The Houston Phillis Wheatley High School football team at the annual Thanksgiving Day game against Jack Yates High School, Houston, Texas, 1954.

This will be another weekend when America is transfixed by football – not for what’s on the field but on the sidelines. Taking a knee and knelling during the national anthem in protest against racial injustice in America is a hot button issue – largely due to the attention given it by President Trump.

Trump has called the players who decline to stand during the anthem unpatriotic, he has used profanity to describe them and has called on the National Football League to fire or suspend the players who use their constitutionally protected freedom of speech in this manner.  

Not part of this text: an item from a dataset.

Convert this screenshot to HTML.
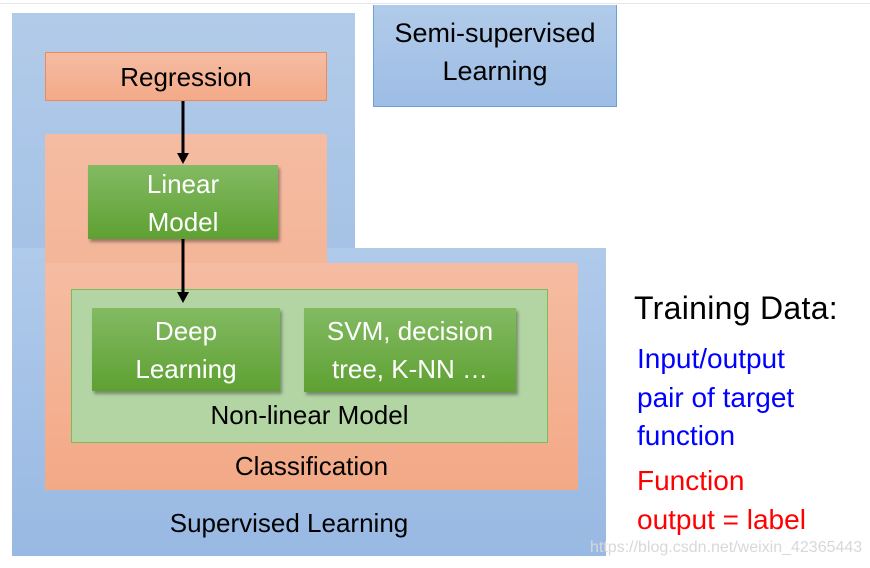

Critics of Trump, of which there are many, say Trump’s attacks on the players is race based and is a deliberate move to excite a mostly white political base.

Trump’s response is that this is not about race but about respect for the American flag.

However, it’s difficult to separate race from the protests for a number of reasons including  the history of bigotry and football.

For sixty years high school football in Texas was under the boot of Jim Crow and was an overt demonstration of the unfairness of public education segregation.

Michael Hurd writes about it in the book Thursday Night Lights: The Story of Black High School Football in Texas.

Hurd is the director of Prairie View A&M University’s Texas Institute for the Preservation of History and Culture, which documents the history of African American Texans.